You can get burned by reaching too high for more yield on investments
Today’s super-low interest rates present enormous temptations to people who invest for income. To raise your game, you’re likely to fall, hard, for high-yield “junk” bond mutual funds. These funds look pretty sexy today, with current yields as high as 7-plus percent, when the average intermediate-term government bond fund is yielding 1.9 percent. But they’re also naughty and not worth the risk.
When business goes bad, some of the bonds held by high-yield funds will default or have their credit ratings slashed, causing their prices to fall. That has been happening recently to bonds issued by energy and mining companies. The money you lose from downgrades and defaults could easily cost you more than you’re earning from the fund’s higher interest rates. In fact, a 2012 study by the Vanguard mutual fund company found that investors in these funds, on average, do not—I repeat, do not—collect the high yields that they expect.
The bonds in high-yield funds are called “junk” for a reason. They’re issued by companies with poor ratings for credit quality, BB or below—often way below. That fact will be clearly spelled out in a fund’s prospectus under the heading “principal investment strategies.” Also, most of the funds have the words “high yield” in their name.

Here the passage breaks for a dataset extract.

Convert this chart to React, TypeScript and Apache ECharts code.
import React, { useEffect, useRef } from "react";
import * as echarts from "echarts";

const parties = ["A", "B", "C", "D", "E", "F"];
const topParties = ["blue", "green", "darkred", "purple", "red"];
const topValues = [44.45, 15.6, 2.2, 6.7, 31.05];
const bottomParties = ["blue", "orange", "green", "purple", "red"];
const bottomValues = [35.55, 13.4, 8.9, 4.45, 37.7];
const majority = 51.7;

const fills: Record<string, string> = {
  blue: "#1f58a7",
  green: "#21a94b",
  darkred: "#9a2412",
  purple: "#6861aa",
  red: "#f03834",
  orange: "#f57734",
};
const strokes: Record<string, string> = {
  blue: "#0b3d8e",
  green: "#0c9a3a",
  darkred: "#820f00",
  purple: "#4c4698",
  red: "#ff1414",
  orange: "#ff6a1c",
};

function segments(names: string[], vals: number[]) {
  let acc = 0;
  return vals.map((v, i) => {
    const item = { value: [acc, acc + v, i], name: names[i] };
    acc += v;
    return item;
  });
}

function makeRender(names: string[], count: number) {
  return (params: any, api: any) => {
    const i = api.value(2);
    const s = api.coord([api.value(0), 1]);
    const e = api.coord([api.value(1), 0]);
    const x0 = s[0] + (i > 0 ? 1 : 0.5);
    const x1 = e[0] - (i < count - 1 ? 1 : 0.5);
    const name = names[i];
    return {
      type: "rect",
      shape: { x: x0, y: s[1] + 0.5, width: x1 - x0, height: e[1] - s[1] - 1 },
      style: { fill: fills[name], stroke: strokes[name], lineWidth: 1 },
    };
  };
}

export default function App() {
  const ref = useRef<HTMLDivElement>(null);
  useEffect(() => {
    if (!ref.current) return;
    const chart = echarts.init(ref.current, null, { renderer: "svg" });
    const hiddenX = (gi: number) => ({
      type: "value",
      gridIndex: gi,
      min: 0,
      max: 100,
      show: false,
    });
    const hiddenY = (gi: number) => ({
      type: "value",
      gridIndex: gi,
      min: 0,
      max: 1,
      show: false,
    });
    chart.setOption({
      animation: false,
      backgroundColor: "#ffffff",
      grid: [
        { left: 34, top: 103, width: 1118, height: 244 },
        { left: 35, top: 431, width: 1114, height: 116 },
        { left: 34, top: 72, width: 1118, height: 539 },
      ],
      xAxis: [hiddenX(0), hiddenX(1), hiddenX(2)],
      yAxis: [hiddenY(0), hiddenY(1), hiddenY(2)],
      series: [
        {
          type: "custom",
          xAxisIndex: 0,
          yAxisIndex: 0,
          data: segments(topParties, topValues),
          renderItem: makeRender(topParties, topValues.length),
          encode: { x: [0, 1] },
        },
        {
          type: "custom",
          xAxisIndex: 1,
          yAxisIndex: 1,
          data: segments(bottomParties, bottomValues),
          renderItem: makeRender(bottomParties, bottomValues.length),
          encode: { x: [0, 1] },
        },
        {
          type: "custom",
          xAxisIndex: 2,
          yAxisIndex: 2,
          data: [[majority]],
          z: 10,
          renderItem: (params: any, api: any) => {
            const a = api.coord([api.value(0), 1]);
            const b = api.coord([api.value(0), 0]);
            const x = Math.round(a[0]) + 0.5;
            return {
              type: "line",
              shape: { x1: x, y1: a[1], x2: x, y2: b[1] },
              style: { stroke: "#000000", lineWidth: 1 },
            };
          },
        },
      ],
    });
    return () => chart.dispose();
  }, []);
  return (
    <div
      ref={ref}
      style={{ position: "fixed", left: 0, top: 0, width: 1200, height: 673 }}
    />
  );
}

Double losses are possible. When times are good, junk bond funds “lull you into a sense of security,” says Larry Swedroe, director of research for the BAM Alliance of financial advisers and author of The Only Guide to a Winning Bond Strategy You’ll Ever Need. When times turn bad, junk funds add to your loss.

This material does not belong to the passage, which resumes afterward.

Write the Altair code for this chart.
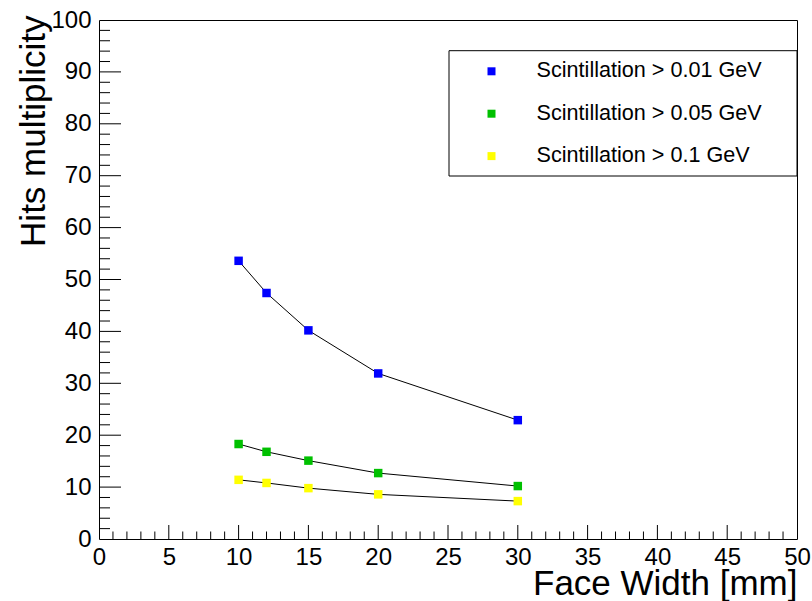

That’s because in bad times, these funds tend to behave like stocks. When the broad market plunges, the prices of high-yield funds capsize, too. If you own both stock funds and junk bond funds in your retirement account, you’ll take a double loss.
As an example, look at what happened over the 12 months ending early in March of this year. The Standard & Poor’s index of 500 leading stocks fell 6.18 percent. Morningstar’s index of high-yield bond funds followed stocks down, losing an average of 6.73 percent. Some funds are down 12 percent or more.
Junk bond funds don’t even help with diversification. Vanguard’s study concluded that “high-yield bonds on average would not have improved the risk and return characteristics of a traditional balanced portfolio.” In short, you don’t need them.
Go for un-sexy As investments. The role of bonds is chiefly to reduce your risk. That’s best done by owning the mousy, un-sexy funds you may have overlooked: those that invest in Treasuries and other U.S. government securities. They’re yielding nearly zilch. But when stock prices take a tumble, they generally rise in price. Over the 12 months ending in early March, after general alarm spread through the markets, Morningstar’s intermediate-term government bond fund average rose 1.54 percent. If you owned both government funds and stocks, the government funds would have reduced your loss. If you want to hold Treasuries to maturity, skip the funds and buy them, free, through TreasuryDirect.gov. If you like the convenience of easy withdrawals, buy the funds.
One other option, for safety first, is FDIC-insured certificates of deposit. You might find a five-year bank CD at around 2 percent, which is more than Treasuries pay. (Look for high-rate CDs at Bankrate.com.)
Just don’t kid yourself about bonds that apparently beat the market. There is no free lunch.